GIVEN TASK
Print out the material that follows word for word.

start PROVIDED MATERIAL

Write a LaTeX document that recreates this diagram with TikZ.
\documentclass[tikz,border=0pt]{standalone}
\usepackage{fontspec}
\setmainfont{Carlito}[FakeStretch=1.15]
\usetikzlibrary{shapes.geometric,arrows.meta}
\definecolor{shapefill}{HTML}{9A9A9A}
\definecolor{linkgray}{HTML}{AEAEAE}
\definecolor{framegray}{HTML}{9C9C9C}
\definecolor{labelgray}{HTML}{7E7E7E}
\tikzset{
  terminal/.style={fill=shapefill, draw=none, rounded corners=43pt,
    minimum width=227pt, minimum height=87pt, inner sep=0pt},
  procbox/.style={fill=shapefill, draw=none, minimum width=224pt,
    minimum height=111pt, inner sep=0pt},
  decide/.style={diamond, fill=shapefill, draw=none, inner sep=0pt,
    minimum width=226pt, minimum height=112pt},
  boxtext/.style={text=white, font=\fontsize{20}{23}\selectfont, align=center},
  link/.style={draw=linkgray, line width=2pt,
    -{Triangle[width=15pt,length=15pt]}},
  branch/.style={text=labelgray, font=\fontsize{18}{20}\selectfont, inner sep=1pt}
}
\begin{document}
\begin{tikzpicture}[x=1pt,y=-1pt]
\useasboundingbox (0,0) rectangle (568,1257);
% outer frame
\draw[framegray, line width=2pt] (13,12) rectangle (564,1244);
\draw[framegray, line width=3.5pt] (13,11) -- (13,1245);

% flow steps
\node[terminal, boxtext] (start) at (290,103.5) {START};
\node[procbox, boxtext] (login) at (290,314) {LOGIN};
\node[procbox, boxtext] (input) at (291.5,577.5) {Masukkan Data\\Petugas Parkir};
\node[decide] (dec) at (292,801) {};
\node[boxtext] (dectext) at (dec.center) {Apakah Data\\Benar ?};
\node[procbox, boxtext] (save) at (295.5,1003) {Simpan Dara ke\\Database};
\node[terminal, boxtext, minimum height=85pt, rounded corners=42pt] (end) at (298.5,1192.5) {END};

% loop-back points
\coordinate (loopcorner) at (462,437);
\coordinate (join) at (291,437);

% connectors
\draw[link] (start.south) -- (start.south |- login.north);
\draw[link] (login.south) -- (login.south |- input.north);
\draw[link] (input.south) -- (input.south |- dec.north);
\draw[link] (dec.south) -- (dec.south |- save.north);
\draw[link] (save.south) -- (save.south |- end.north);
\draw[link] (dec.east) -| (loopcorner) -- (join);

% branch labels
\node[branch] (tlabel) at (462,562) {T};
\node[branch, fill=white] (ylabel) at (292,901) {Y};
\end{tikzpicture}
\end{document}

end PROVIDED MATERIAL

EXPECTED ANSWER
Write a LaTeX document that recreates this diagram with TikZ.
\documentclass[tikz,border=0pt]{standalone}
\usepackage{fontspec}
\setmainfont{Carlito}[FakeStretch=1.15]
\usetikzlibrary{shapes.geometric,arrows.meta}
\definecolor{shapefill}{HTML}{9A9A9A}
\definecolor{linkgray}{HTML}{AEAEAE}
\definecolor{framegray}{HTML}{9C9C9C}
\definecolor{labelgray}{HTML}{7E7E7E}
\tikzset{
  terminal/.style={fill=shapefill, draw=none, rounded corners=43pt,
    minimum width=227pt, minimum height=87pt, inner sep=0pt},
  procbox/.style={fill=shapefill, draw=none, minimum width=224pt,
    minimum height=111pt, inner sep=0pt},
  decide/.style={diamond, fill=shapefill, draw=none, inner sep=0pt,
    minimum width=226pt, minimum height=112pt},
  boxtext/.style={text=white, font=\fontsize{20}{23}\selectfont, align=center},
  link/.style={draw=linkgray, line width=2pt,
    -{Triangle[width=15pt,length=15pt]}},
  branch/.style={text=labelgray, font=\fontsize{18}{20}\selectfont, inner sep=1pt}
}
\begin{document}
\begin{tikzpicture}[x=1pt,y=-1pt]
\useasboundingbox (0,0) rectangle (568,1257);
% outer frame
\draw[framegray, line width=2pt] (13,12) rectangle (564,1244);
\draw[framegray, line width=3.5pt] (13,11) -- (13,1245);

% flow steps
\node[terminal, boxtext] (start) at (290,103.5) {START};
\node[procbox, boxtext] (login) at (290,314) {LOGIN};
\node[procbox, boxtext] (input) at (291.5,577.5) {Masukkan Data\\Petugas Parkir};
\node[decide] (dec) at (292,801) {};
\node[boxtext] (dectext) at (dec.center) {Apakah Data\\Benar ?};
\node[procbox, boxtext] (save) at (295.5,1003) {Simpan Dara ke\\Database};
\node[terminal, boxtext, minimum height=85pt, rounded corners=42pt] (end) at (298.5,1192.5) {END};

% loop-back points
\coordinate (loopcorner) at (462,437);
\coordinate (join) at (291,437);

% connectors
\draw[link] (start.south) -- (start.south |- login.north);
\draw[link] (login.south) -- (login.south |- input.north);
\draw[link] (input.south) -- (input.south |- dec.north);
\draw[link] (dec.south) -- (dec.south |- save.north);
\draw[link] (save.south) -- (save.south |- end.north);
\draw[link] (dec.east) -| (loopcorner) -- (join);

% branch labels
\node[branch] (tlabel) at (462,562) {T};
\node[branch, fill=white] (ylabel) at (292,901) {Y};
\end{tikzpicture}
\end{document}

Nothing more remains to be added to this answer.